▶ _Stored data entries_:
□ □ □
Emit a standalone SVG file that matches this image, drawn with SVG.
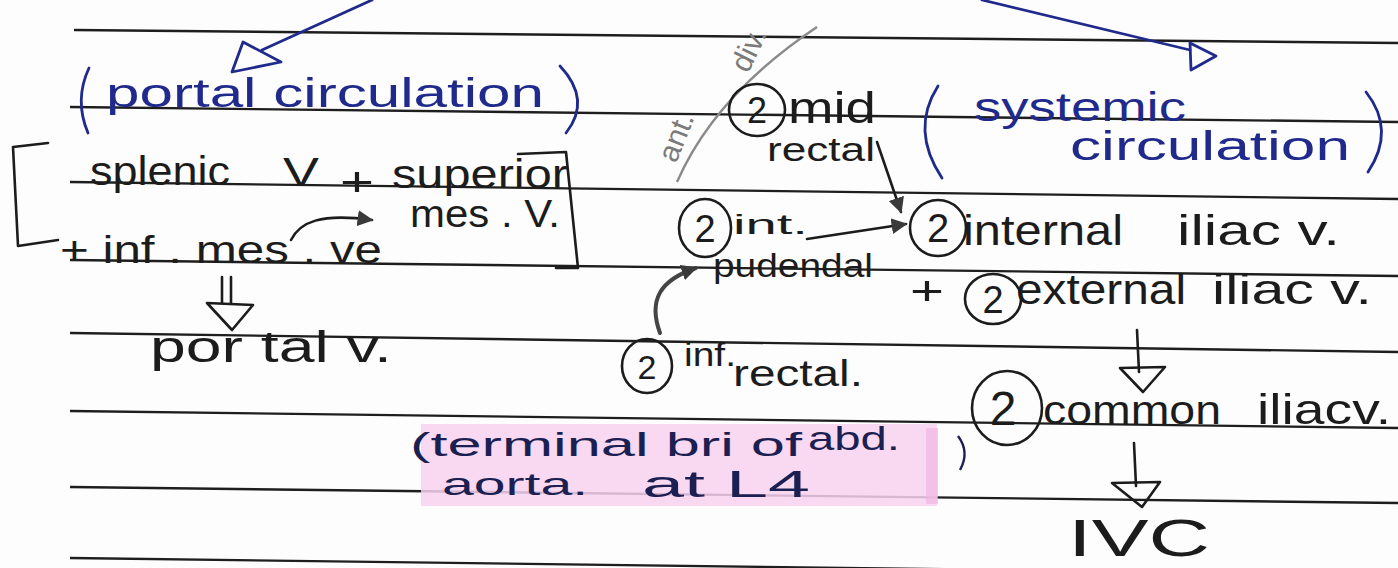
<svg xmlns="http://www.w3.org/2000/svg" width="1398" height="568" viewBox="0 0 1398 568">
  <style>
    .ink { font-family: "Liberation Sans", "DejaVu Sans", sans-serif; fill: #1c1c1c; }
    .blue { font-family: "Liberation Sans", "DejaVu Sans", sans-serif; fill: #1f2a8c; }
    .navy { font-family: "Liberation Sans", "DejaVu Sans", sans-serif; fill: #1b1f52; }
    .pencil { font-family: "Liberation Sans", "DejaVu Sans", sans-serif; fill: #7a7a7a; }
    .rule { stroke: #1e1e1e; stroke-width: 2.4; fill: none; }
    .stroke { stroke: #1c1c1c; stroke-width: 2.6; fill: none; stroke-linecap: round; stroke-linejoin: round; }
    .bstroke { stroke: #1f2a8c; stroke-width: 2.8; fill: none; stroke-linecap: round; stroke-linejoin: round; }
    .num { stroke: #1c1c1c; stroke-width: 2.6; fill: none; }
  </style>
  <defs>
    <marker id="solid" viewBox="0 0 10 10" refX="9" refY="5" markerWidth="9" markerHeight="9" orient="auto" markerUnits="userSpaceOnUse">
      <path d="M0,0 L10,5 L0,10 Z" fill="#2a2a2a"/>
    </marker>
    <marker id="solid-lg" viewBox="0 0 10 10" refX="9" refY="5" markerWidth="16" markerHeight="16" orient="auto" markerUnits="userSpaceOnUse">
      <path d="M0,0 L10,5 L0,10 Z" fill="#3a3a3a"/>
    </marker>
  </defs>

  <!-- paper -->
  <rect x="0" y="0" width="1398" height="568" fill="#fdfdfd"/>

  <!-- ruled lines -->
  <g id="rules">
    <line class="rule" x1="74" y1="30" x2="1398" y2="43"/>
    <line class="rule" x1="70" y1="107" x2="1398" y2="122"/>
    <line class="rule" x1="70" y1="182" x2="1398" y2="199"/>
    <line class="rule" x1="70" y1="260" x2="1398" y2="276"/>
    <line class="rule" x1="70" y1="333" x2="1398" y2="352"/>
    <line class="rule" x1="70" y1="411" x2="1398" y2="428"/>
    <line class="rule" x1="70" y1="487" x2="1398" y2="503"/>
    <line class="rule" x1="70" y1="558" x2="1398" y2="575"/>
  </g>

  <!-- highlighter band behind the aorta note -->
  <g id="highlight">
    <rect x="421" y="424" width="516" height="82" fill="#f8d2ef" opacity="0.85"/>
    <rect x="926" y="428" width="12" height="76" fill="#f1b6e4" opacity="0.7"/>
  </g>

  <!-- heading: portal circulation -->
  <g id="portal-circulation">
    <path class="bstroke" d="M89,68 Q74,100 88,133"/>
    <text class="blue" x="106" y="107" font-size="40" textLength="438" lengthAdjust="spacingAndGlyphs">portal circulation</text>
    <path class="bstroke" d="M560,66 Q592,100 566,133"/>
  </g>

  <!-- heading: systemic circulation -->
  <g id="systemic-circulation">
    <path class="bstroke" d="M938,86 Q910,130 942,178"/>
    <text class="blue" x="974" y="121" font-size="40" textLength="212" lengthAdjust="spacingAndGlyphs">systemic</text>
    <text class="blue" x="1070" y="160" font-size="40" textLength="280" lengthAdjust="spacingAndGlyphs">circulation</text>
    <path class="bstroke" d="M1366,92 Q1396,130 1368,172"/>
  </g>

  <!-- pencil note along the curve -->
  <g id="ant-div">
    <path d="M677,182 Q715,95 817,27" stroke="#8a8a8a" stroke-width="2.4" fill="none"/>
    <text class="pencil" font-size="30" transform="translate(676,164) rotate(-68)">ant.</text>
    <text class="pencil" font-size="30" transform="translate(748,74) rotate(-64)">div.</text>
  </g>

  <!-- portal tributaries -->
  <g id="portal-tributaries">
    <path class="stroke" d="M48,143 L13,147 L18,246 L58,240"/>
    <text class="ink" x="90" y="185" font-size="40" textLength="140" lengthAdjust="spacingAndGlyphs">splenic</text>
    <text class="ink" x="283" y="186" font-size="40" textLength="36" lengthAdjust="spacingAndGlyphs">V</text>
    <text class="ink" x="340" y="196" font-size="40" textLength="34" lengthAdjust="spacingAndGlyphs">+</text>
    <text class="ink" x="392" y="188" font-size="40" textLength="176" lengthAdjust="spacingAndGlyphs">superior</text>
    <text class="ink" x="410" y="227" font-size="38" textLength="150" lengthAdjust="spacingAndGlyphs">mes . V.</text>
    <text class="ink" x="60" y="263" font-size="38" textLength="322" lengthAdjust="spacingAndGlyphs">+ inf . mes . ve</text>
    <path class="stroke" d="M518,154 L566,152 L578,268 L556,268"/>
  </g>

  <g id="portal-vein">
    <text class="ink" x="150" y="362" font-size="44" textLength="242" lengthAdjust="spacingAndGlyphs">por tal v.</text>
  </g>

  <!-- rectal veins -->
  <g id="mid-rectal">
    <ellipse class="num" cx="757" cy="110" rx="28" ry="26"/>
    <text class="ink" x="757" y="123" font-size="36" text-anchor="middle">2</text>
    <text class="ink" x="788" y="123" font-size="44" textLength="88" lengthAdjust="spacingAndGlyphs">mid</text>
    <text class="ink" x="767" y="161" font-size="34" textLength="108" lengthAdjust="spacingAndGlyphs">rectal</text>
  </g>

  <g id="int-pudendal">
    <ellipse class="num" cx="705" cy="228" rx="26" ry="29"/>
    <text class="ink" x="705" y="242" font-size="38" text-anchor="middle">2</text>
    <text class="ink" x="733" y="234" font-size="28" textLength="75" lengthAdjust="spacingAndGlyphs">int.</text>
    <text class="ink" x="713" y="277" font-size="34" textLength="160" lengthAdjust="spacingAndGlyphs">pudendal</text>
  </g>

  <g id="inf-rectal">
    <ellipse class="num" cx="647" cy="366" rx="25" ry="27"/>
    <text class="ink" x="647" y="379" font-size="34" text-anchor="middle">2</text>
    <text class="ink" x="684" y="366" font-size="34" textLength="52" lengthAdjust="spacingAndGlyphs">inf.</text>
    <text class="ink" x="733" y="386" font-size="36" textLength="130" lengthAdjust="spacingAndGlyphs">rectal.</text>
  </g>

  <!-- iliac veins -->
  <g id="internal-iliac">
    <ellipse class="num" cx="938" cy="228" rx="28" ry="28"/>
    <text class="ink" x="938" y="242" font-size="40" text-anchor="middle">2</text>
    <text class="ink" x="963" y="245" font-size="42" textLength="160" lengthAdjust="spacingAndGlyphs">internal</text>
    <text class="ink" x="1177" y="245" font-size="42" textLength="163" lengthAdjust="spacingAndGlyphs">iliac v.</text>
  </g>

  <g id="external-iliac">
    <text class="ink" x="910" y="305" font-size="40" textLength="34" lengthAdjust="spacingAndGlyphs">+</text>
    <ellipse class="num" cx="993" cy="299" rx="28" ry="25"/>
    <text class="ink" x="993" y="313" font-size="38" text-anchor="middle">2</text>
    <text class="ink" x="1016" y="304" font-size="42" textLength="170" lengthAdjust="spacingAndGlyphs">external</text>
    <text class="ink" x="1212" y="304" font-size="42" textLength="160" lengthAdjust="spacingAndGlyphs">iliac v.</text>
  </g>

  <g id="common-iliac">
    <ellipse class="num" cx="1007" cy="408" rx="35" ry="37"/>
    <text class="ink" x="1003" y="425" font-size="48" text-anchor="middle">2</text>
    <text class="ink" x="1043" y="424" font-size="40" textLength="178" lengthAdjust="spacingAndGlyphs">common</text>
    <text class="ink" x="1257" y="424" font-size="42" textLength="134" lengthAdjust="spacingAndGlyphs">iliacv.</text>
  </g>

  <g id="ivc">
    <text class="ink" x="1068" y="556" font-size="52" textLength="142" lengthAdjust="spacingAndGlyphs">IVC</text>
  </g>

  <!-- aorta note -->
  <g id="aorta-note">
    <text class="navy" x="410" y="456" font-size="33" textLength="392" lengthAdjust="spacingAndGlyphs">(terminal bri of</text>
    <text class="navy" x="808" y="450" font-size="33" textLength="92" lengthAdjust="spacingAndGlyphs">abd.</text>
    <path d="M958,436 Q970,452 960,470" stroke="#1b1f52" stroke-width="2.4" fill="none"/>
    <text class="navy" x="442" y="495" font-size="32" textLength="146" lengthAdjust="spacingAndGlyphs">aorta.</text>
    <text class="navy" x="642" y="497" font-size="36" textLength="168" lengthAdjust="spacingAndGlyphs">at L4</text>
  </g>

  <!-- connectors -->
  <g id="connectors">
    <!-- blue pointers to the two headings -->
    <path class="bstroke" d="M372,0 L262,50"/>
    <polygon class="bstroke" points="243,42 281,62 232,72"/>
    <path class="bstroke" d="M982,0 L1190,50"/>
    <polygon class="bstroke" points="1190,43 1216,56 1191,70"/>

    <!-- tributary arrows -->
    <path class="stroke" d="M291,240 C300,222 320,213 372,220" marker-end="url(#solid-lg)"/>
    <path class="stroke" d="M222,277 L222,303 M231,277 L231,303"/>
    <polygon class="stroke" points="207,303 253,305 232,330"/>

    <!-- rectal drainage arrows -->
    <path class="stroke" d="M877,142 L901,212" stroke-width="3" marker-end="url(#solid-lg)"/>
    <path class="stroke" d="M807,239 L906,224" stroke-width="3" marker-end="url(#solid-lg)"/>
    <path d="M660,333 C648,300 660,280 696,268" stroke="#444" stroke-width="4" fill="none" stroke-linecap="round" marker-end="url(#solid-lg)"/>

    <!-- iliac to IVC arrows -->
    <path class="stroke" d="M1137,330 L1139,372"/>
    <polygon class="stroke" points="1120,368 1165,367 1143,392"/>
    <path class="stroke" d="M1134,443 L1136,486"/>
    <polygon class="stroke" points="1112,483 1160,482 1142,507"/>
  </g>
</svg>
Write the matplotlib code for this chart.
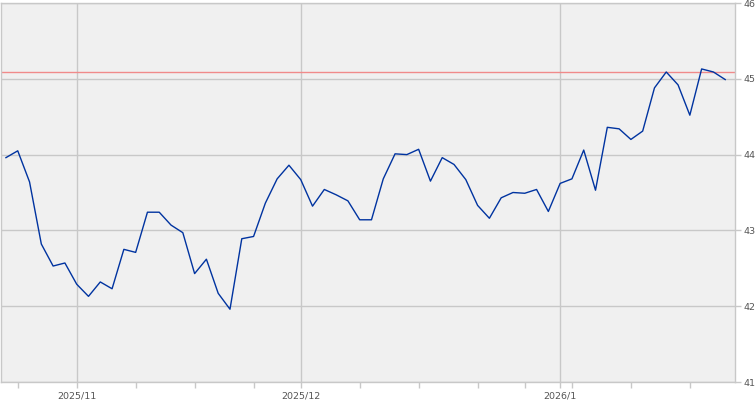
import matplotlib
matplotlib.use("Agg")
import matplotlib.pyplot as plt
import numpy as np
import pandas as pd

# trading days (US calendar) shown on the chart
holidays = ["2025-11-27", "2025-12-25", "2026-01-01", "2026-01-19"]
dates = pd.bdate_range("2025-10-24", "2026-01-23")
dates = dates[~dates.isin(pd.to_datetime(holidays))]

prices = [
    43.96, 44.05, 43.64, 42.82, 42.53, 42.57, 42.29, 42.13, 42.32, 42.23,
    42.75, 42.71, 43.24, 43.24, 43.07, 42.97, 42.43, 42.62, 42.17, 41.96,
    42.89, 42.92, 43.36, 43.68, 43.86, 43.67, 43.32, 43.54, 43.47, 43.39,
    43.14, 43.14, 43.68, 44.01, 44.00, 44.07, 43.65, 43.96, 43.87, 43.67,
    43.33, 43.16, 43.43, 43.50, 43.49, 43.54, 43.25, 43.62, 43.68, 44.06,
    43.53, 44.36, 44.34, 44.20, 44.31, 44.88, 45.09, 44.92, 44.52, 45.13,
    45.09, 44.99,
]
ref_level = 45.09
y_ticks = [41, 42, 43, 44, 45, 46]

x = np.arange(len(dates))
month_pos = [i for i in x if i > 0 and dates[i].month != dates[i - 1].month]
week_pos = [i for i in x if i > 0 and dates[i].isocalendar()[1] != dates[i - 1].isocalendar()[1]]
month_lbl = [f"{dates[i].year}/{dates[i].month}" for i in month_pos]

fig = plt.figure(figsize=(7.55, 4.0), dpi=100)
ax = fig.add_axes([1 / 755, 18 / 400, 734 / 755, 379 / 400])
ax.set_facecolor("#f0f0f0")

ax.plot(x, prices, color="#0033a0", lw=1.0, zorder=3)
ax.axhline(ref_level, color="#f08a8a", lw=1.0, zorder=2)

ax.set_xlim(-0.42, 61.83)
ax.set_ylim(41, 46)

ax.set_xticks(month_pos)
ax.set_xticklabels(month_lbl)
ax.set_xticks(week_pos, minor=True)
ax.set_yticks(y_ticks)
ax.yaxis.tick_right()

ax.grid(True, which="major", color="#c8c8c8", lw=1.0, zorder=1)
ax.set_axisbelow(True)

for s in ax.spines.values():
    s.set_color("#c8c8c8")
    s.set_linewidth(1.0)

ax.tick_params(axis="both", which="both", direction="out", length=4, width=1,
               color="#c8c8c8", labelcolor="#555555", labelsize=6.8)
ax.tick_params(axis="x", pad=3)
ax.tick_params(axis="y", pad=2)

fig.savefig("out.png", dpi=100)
□ □ □
▶ _Written exercise_: Using the entries above, transcribe every line from the line containing "Write the matplotlib code for this chart." through the line containing "dates = dates[~dates.isin(pd.to_datetime(holidays))]". Do not copy pictures.

▶ _Complete answer_:
Write the matplotlib code for this chart.
import matplotlib
matplotlib.use("Agg")
import matplotlib.pyplot as plt
import numpy as np
import pandas as pd

# trading days (US calendar) shown on the chart
holidays = ["2025-11-27", "2025-12-25", "2026-01-01", "2026-01-19"]
dates = pd.bdate_range("2025-10-24", "2026-01-23")
dates = dates[~dates.isin(pd.to_datetime(holidays))]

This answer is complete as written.